====== Supplied material ======
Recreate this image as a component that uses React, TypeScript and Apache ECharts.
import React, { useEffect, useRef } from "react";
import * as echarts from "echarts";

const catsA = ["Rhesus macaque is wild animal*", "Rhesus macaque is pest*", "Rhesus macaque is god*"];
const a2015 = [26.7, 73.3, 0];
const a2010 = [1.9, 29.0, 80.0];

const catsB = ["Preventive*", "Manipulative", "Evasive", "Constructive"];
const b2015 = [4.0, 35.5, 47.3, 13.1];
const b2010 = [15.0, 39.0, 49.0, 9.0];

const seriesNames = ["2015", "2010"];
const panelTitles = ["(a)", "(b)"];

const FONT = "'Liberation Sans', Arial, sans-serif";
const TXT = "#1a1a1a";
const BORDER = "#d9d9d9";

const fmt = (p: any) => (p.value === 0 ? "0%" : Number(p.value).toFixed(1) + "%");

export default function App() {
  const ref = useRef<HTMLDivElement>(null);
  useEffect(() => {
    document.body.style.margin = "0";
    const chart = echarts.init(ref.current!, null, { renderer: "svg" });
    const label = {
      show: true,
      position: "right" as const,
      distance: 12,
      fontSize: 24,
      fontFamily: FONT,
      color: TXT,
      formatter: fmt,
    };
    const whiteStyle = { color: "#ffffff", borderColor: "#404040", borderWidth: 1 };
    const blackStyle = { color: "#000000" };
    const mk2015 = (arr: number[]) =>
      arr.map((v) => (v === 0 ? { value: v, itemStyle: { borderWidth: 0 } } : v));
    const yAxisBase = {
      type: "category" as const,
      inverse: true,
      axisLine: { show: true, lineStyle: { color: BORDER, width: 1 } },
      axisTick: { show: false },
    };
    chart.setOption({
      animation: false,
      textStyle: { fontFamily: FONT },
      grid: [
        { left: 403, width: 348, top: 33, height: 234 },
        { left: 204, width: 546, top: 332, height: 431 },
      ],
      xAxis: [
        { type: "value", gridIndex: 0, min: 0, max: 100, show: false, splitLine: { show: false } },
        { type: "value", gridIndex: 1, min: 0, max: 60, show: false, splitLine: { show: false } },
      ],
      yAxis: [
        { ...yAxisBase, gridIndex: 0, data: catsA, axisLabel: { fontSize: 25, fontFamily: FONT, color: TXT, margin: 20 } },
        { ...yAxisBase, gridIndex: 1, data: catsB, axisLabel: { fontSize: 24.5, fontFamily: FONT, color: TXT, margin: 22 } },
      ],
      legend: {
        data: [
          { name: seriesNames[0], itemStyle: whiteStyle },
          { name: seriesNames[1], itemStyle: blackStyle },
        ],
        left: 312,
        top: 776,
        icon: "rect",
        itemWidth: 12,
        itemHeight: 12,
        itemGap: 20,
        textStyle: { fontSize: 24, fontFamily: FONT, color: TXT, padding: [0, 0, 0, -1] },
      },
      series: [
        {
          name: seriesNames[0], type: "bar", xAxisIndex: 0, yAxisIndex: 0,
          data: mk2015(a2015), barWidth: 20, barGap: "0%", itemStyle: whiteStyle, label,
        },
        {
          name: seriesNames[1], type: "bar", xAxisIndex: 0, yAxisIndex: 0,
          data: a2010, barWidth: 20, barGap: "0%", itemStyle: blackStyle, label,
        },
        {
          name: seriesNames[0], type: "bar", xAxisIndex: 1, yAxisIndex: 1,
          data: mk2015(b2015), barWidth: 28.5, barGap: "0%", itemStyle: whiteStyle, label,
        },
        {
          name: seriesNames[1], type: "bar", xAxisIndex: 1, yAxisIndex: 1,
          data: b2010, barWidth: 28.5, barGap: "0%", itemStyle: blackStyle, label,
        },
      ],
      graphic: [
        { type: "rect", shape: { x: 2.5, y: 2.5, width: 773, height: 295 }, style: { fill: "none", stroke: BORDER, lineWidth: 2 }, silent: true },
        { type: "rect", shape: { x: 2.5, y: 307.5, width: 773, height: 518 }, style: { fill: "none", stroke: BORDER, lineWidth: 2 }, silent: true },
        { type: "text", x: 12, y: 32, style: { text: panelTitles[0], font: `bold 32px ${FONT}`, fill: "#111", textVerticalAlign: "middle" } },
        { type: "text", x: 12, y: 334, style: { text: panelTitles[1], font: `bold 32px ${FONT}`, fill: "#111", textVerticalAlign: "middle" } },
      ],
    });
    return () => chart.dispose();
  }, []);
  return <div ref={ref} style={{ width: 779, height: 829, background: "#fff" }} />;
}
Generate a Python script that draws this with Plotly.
======
**Written request:** Output every line above without altering anything.

**Output of the exercise:**
Recreate this image as a component that uses React, TypeScript and Apache ECharts.
import React, { useEffect, useRef } from "react";
import * as echarts from "echarts";

const catsA = ["Rhesus macaque is wild animal*", "Rhesus macaque is pest*", "Rhesus macaque is god*"];
const a2015 = [26.7, 73.3, 0];
const a2010 = [1.9, 29.0, 80.0];

const catsB = ["Preventive*", "Manipulative", "Evasive", "Constructive"];
const b2015 = [4.0, 35.5, 47.3, 13.1];
const b2010 = [15.0, 39.0, 49.0, 9.0];

const seriesNames = ["2015", "2010"];
const panelTitles = ["(a)", "(b)"];

const FONT = "'Liberation Sans', Arial, sans-serif";
const TXT = "#1a1a1a";
const BORDER = "#d9d9d9";

const fmt = (p: any) => (p.value === 0 ? "0%" : Number(p.value).toFixed(1) + "%");

export default function App() {
  const ref = useRef<HTMLDivElement>(null);
  useEffect(() => {
    document.body.style.margin = "0";
    const chart = echarts.init(ref.current!, null, { renderer: "svg" });
    const label = {
      show: true,
      position: "right" as const,
      distance: 12,
      fontSize: 24,
      fontFamily: FONT,
      color: TXT,
      formatter: fmt,
    };
    const whiteStyle = { color: "#ffffff", borderColor: "#404040", borderWidth: 1 };
    const blackStyle = { color: "#000000" };
    const mk2015 = (arr: number[]) =>
      arr.map((v) => (v === 0 ? { value: v, itemStyle: { borderWidth: 0 } } : v));
    const yAxisBase = {
      type: "category" as const,
      inverse: true,
      axisLine: { show: true, lineStyle: { color: BORDER, width: 1 } },
      axisTick: { show: false },
    };
    chart.setOption({
      animation: false,
      textStyle: { fontFamily: FONT },
      grid: [
        { left: 403, width: 348, top: 33, height: 234 },
        { left: 204, width: 546, top: 332, height: 431 },
      ],
      xAxis: [
        { type: "value", gridIndex: 0, min: 0, max: 100, show: false, splitLine: { show: false } },
        { type: "value", gridIndex: 1, min: 0, max: 60, show: false, splitLine: { show: false } },
      ],
      yAxis: [
        { ...yAxisBase, gridIndex: 0, data: catsA, axisLabel: { fontSize: 25, fontFamily: FONT, color: TXT, margin: 20 } },
        { ...yAxisBase, gridIndex: 1, data: catsB, axisLabel: { fontSize: 24.5, fontFamily: FONT, color: TXT, margin: 22 } },
      ],
      legend: {
        data: [
          { name: seriesNames[0], itemStyle: whiteStyle },
          { name: seriesNames[1], itemStyle: blackStyle },
        ],
        left: 312,
        top: 776,
        icon: "rect",
        itemWidth: 12,
        itemHeight: 12,
        itemGap: 20,
        textStyle: { fontSize: 24, fontFamily: FONT, color: TXT, padding: [0, 0, 0, -1] },
      },
      series: [
        {
          name: seriesNames[0], type: "bar", xAxisIndex: 0, yAxisIndex: 0,
          data: mk2015(a2015), barWidth: 20, barGap: "0%", itemStyle: whiteStyle, label,
        },
        {
          name: seriesNames[1], type: "bar", xAxisIndex: 0, yAxisIndex: 0,
          data: a2010, barWidth: 20, barGap: "0%", itemStyle: blackStyle, label,
        },
        {
          name: seriesNames[0], type: "bar", xAxisIndex: 1, yAxisIndex: 1,
          data: mk2015(b2015), barWidth: 28.5, barGap: "0%", itemStyle: whiteStyle, label,
        },
        {
          name: seriesNames[1], type: "bar", xAxisIndex: 1, yAxisIndex: 1,
          data: b2010, barWidth: 28.5, barGap: "0%", itemStyle: blackStyle, label,
        },
      ],
      graphic: [
        { type: "rect", shape: { x: 2.5, y: 2.5, width: 773, height: 295 }, style: { fill: "none", stroke: BORDER, lineWidth: 2 }, silent: true },
        { type: "rect", shape: { x: 2.5, y: 307.5, width: 773, height: 518 }, style: { fill: "none", stroke: BORDER, lineWidth: 2 }, silent: true },
        { type: "text", x: 12, y: 32, style: { text: panelTitles[0], font: `bold 32px ${FONT}`, fill: "#111", textVerticalAlign: "middle" } },
        { type: "text", x: 12, y: 334, style: { text: panelTitles[1], font: `bold 32px ${FONT}`, fill: "#111", textVerticalAlign: "middle" } },
      ],
    });
    return () => chart.dispose();
  }, []);
  return <div ref={ref} style={{ width: 779, height: 829, background: "#fff" }} />;
}
Generate a Python script that draws this with Plotly.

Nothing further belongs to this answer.